**Data section:**

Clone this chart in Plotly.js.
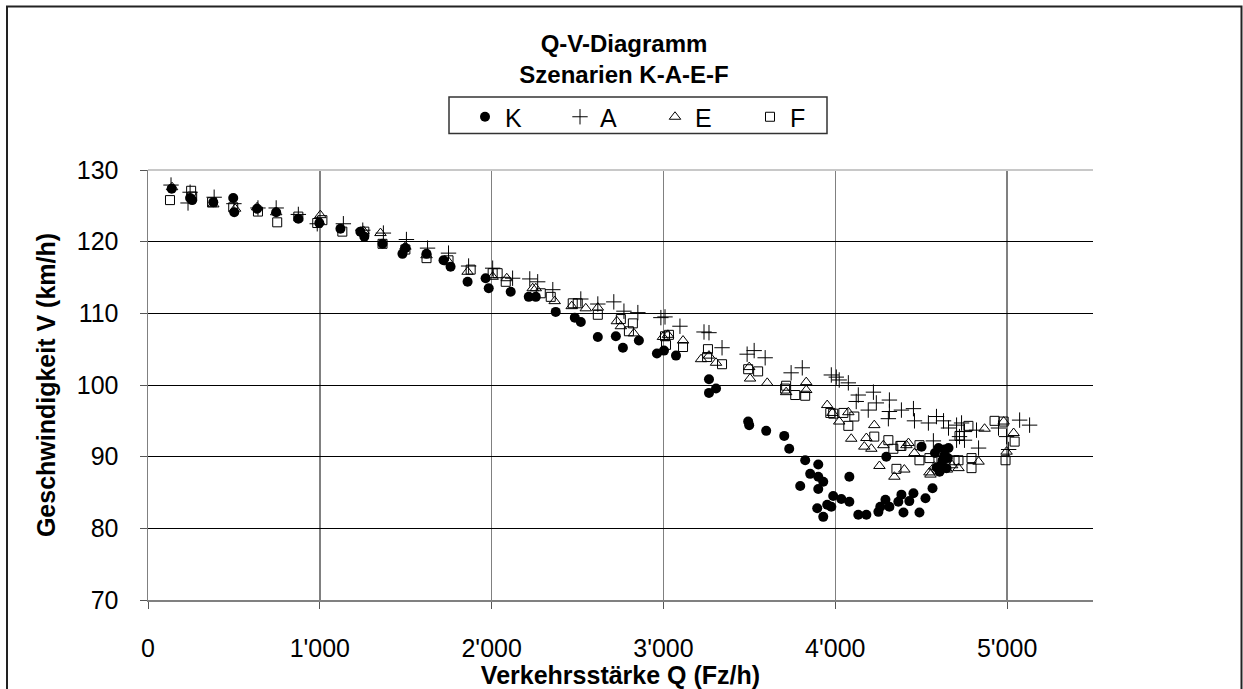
<!DOCTYPE html>
<html>
<head>
<meta charset="utf-8">
<script src="https://cdn.plot.ly/plotly-3.0.1.min.js"></script>
<style>html,body{margin:0;padding:0;background:#fff;}#chart{width:1243px;height:689px;}</style>
</head>
<body>
<div id="chart"></div>
<script>
// Scenario K (filled circles)
const kQ = [138,245,257,380,496,502,635,746,875,997,1120,1236,1259,1365,1481,1498,1621,1720,1761,1860,1965,1983,2111,2216,2257,2373,2484,2519,2618,2723,2764,2857,2962,3003,3073,3265,3306,3265,3493,3499,3598,3703,3732,3825,3901,3854,3901,3930,3796,3901,4082,3988,4035,4082,3953,3977,3895,3930,4134,4181,4251,4262,4292,4315,4367,4385,4431,4455,4397,4490,4525,4566,4297,4502,4601,4636,4659,4636,4618,4647,4607,4580,4625,4655,4590];
const kV = [127.4,126.1,125.8,125.5,126.1,124.1,124.6,124.1,123.2,122.6,121.8,121.4,120.7,119.7,118.3,119.1,118.3,117.4,116.5,114.4,114.9,113.5,113.0,112.3,112.3,110.2,109.4,108.8,106.7,106.8,105.2,106.2,104.4,104.8,104.1,100.8,99.5,98.9,94.9,94.4,93.6,92.9,91.1,89.5,88.9,87.6,87.2,86.5,85.9,85.5,87.2,84.5,84.1,83.7,83.3,83.0,82.8,81.6,81.9,81.9,82.3,83.0,84.0,83.0,83.7,84.7,83.8,84.9,82.2,82.2,84.2,85.6,90.0,91.4,91.2,91.0,91.2,90.2,88.9,88.4,87.9,90.5,89.5,89.8,88.5];

// Scenario A (crosses)
const aQ = [134,233,245,385,500,640,746,875,985,1137,1250,1370,1504,1627,1749,1866,2006,2122,2222,2268,2356,2519,2618,2711,2770,2851,2985,3009,3096,3236,3265,3341,3487,3528,3592,3743,3808,3977,4006,4023,4076,4134,4122,4222,4239,4192,4315,4315,4309,4385,4455,4461,4542,4589,4630,4659,4706,4706,4571,4735,4752,4723,4752,4822,4834,4950,4997,5009,5073,5131];
const aV = [127.9,125.4,126.9,126.2,125.3,124.7,124.7,123.8,122.5,122.5,121.6,121.2,120.3,119.1,118.4,116.6,116.3,114.9,114.8,114.4,113.3,112.0,111.3,111.6,110.3,110.1,109.4,109.5,108.2,107.4,107.3,105.2,104.3,104.8,103.8,101.7,102.4,101.4,101.1,100.7,100.3,98.6,97.7,99.0,97.5,96.5,97.9,96.3,95.3,96.5,96.7,95.0,94.7,95.6,95.0,94.0,94.4,92.3,92.2,94.7,93.5,92.8,92.3,93.7,91.2,94.0,92.8,91.0,95.1,94.4];

// Scenario E (open triangles)
const eQ = [140,380,507,635,746,1003,1254,1353,1498,1621,1749,1860,2006,2088,2239,2257,2367,2466,2548,2618,2729,2752,2828,2997,3026,3114,3219,3265,3306,3499,3504,3604,3714,3831,3831,3953,3983,4023,4076,4093,4227,4181,4169,4210,4280,4257,4344,4402,4414,4426,4461,4548,4577,4554,4717,4834,4869,4980,5038,4997,4650,4680];
const eV = [127.6,125.2,124.6,124.8,124.1,123.7,121.5,121.2,119.3,118.1,117.2,115.8,115.1,114.9,113.5,113.5,111.7,111.0,110.7,110.8,108.9,108.2,107.2,106.7,107.0,106.2,103.6,104.1,103.1,102.5,100.9,100.3,99.0,100.4,99.3,97.2,96.1,94.9,96.2,92.5,94.4,92.6,91.4,91.1,91.6,88.7,87.2,88.2,91.6,91.9,90.5,87.8,88.6,87.5,88.4,89.3,93.9,94.9,93.3,90.7,88.2,88.8];

// Scenario F (open squares)
const fQ = [128,251,257,373,496,640,752,875,985,1015,1131,1259,1365,1498,1621,1749,1878,2006,2035,2082,2286,2344,2472,2501,2618,2752,2799,2822,3009,3032,3015,3114,3259,3254,3341,3493,3551,3714,3708,3767,3825,3971,3988,4047,4111,4076,4227,4309,4338,4356,4379,4385,4490,4490,4548,4618,4694,4717,4793,4793,4775,4723,4927,4980,5044,4991];
const fV = [125.8,127.1,126.3,125.5,124.8,124.2,122.7,123.5,122.6,123.0,121.4,121.4,119.7,118.9,117.7,117.4,116.1,115.6,115.6,114.4,112.8,112.3,111.4,111.4,109.8,109.2,107.5,108.6,106.8,107.0,105.6,105.3,105.0,103.9,102.9,102.2,101.9,99.9,99.5,98.6,98.5,96.1,96.0,96.1,95.6,94.3,92.8,92.3,91.1,88.3,91.5,91.5,91.6,89.5,89.8,89.5,89.5,89.5,89.8,88.4,94.3,92.9,95.0,94.9,92.1,89.5];

const xTickVals = [0,1000,2000,3000,4000,5000];
const xTickText = ["0","1'000","2'000","3'000","4'000","5'000"];
const yTickVals = [70,80,90,100,110,120,130];

const FONT = 'Liberation Sans, Arial, sans-serif';

const traces = [
  {x:kQ, y:kV, name:'K', type:'scatter', mode:'markers',
   marker:{symbol:'circle', size:10, color:'#000'}},
  {x:aQ, y:aV, name:'A', type:'scatter', mode:'markers',
   marker:{symbol:'cross-thin-open', size:11, color:'#000', line:{color:'#000', width:1}}},
  {x:eQ, y:eV, name:'E', type:'scatter', mode:'markers',
   marker:{symbol:'triangle-up-open', size:10, color:'#000', line:{color:'#000', width:1}}},
  {x:fQ, y:fV, name:'F', type:'scatter', mode:'markers',
   marker:{symbol:'square-open', size:9, color:'#000', line:{color:'#000', width:1}}}
];

// helpers converting page pixels to paper fractions (plot area 148..1093 x 170..600)
const px = v => (v-148)/945;
const py = v => (600-v)/430;

const layout = {
  width:1243, height:689,
  margin:{l:148, r:150, t:170, b:89, pad:0},
  paper_bgcolor:'#fff', plot_bgcolor:'#fff',
  font:{family:FONT, color:'#000', size:25},
  title:{text:'Q-V-Diagramm<br>Szenarien K-A-E-F', x:0.502, xref:'container', xanchor:'center',
         y:1-52/689, yref:'container', yanchor:'top',
         font:{family:FONT, size:24, weight:'bold', color:'#000'}},
  showlegend:true,
  legend:{orientation:'h', x:px(465), xanchor:'left', y:py(94), yanchor:'top',
          borderwidth:0, bgcolor:'rgba(0,0,0,0)',
          font:{family:FONT, size:25, color:'#000'}, itemwidth:30, entrywidth:50, traceorder:'normal'},
  xaxis:{range:[0,5500], tickvals:xTickVals, ticktext:xTickText, showgrid:true, gridcolor:'#808080', gridwidth:1.5,
         showline:true, linecolor:'#808080', linewidth:1.5, zeroline:false, ticks:'outside', ticklen:7, tickcolor:'#555',
         tickfont:{family:FONT, size:25, color:'#000'}, ticklabelstandoff:18,
         title:{text:'Verkehrsstärke Q (Fz/h)', standoff:6, font:{family:FONT, size:25, weight:'bold', color:'#000'}}},
  yaxis:{range:[70,130], tickvals:yTickVals, showgrid:true, gridcolor:'#000', gridwidth:1,
         showline:true, linecolor:'#808080', linewidth:1.5, zeroline:false, ticks:'outside', ticklen:7, tickcolor:'#555',
         tickfont:{family:FONT, size:25, color:'#000'}, ticklabelstandoff:16,
         title:{text:'Geschwindigkeit V (km/h)', standoff:14, font:{family:FONT, size:25, weight:'bold', color:'#000'}}},
  shapes:[
    {type:'line', xref:'paper', yref:'paper', x0:0, x1:1, y0:1, y1:1, line:{color:'#c8c8c8', width:2}, layer:'above'},
    {type:'rect', xref:'paper', yref:'paper', x0:px(449), x1:px(827), y0:py(133.5), y1:py(97),
     line:{color:'#333', width:1.5}, fillcolor:'rgba(0,0,0,0)', layer:'above'},
    {type:'rect', xref:'paper', yref:'paper', x0:px(7), x1:px(1241.5), y0:py(700), y1:py(6.5),
     line:{color:'#222', width:2}, fillcolor:'rgba(0,0,0,0)', layer:'above'}
  ]
};

Plotly.newPlot('chart', traces, layout, {displayModeBar:false, staticPlot:true});
</script>
</body>
</html>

**Exercise details:**
Show all lines from the data above in which the word "chart" appears.

**Task output:**
Clone this chart in Plotly.js.
<style>html,body{margin:0;padding:0;background:#fff;}#chart{width:1243px;height:689px;}</style>
<div id="chart"></div>
Plotly.newPlot('chart', traces, layout, {displayModeBar:false, staticPlot:true});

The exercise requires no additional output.